Understanding Deflation
Deflation is an economic condition characterized by a general decline in the prices of goods and services over a period of time. While this might sound beneficial to consumers, it poses significant challenges for the economy and for investors. Deflation often arises due to reduced demand, leading to falling revenues and profits for companies, which can have a ripple effect on investments. When deflation persists, it can result in lower economic growth, reduced consumer spending, and a shrinking money supply.
Impact on Investments
- Fixed Income Securities (Bonds) Deflation can have a positive impact on fixed income securities such as bonds. As the price of goods falls, the purchasing power of money increases. Investors holding bonds during deflationary periods benefit from the steady interest payments, which become more valuable in real terms.
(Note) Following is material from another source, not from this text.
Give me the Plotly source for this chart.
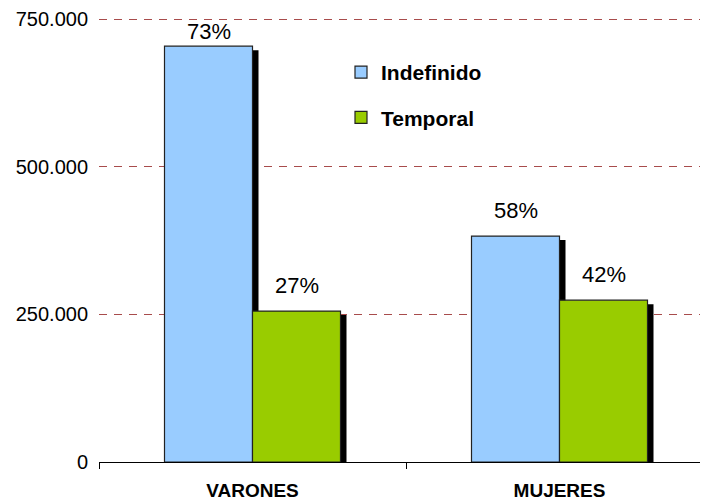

Additionally, central banks often cut interest rates to stimulate the economy during deflationary phases, driving up bond prices. This makes bonds one of the safer investments during deflation.
- Equities (Stocks) Deflation is generally negative for stocks. Falling prices reduce companies’ revenues, profits, and the overall demand for products and services. This environment makes it harder for companies to grow, especially if they carry significant debt. Lower profits result in lower stock prices, and sectors like retail, industrials, and technology are particularly vulnerable. Stocks of highly leveraged companies are more likely to underperform in a deflationary environment.
- Real Estate Real estate is typically seen as a hedge against inflation, but it tends to struggle in deflationary environments. Deflation causes property values to drop, while the cost of mortgage debt remains the same or increases due to real interest rates going up. This results in reduced demand for properties and declining real estate prices. Investors in real estate should be cautious, as the market may take longer to recover during periods of deflation.
- Commodities Deflation negatively impacts commodities, such as oil, metals, and agricultural products, because declining demand for goods and services leads to falling commodity prices. Commodity producers may suffer significant losses, making commodities a risky investment during deflationary periods.
- Cash and Cash Equivalents Cash is one of the few assets that can perform well during deflation. As the purchasing power of money increases during deflation, holding cash or cash equivalents becomes more advantageous. Investors may prefer to hold onto cash in anticipation of buying opportunities at lower prices in the future. However, while cash may be a short-term safe haven, it provides no returns and could lead to missed opportunities in the long term.
How Should Investors React?
- Shift Toward Bonds and Fixed Income During deflationary periods, bonds, particularly government bonds, can offer stability and predictable returns. Since deflation tends to lead to lower interest rates, bond prices generally rise, making this asset class a key defensive strategy for investors. Shorter-duration bonds are less volatile and can be more suitable for managing risk during uncertain times.
- Focus on Defensive Stocks Defensive stocks, such as those in the healthcare, utilities, and consumer staples sectors, tend to perform better during deflationary environments. These sectors provide essential goods and services that people continue to consume regardless of economic conditions. Companies with strong balance sheets, low debt, and stable cash flows are better positioned to weather deflationary pressure.
- Consider Gold Gold has historically been a safe haven during periods of economic uncertainty. While gold typically performs better during inflationary periods, it can still serve as a store of value when deflation causes turmoil in other markets. Holding a small portion of gold in a diversified portfolio can help mitigate risk.
- Maintain Cash Reserves Keeping a portion of your portfolio in cash or cash equivalents allows flexibility during deflation. Cash reserves enable investors to take advantage of investment opportunities as asset prices fall. A strong cash position can provide liquidity and reduce risk in a deflationary environment.
- Avoid Highly Leveraged Investments During deflation, the real cost of debt increases as revenues decline, making it harder for companies to service their debt. Investors should avoid companies and sectors with high leverage, as these are more likely to struggle in a deflationary environment. Real estate, commodities, and cyclical sectors are particularly vulnerable to deflation’s effects.
- Monitor Global Economic Trends Deflation can be a sign of broader economic issues, such as a recession or financial crisis. Investors should keep an eye on global economic trends and central bank policies, as they will influence market movements and investment strategies. Central banks may implement aggressive measures to combat deflation, such as quantitative easing or interest rate cuts, which can affect asset prices.
Conclusion
Deflation presents a challenging environment for investors, as falling prices can lead to lower returns across many asset classes. However, by shifting focus to fixed income, defensive stocks, and maintaining cash reserves, investors can mitigate risks. Diversification remains key, and a well-balanced portfolio can provide protection and opportunities even in deflationary times. Staying informed about economic conditions and being prepared to adapt investment strategies are crucial for navigating deflationary pressures.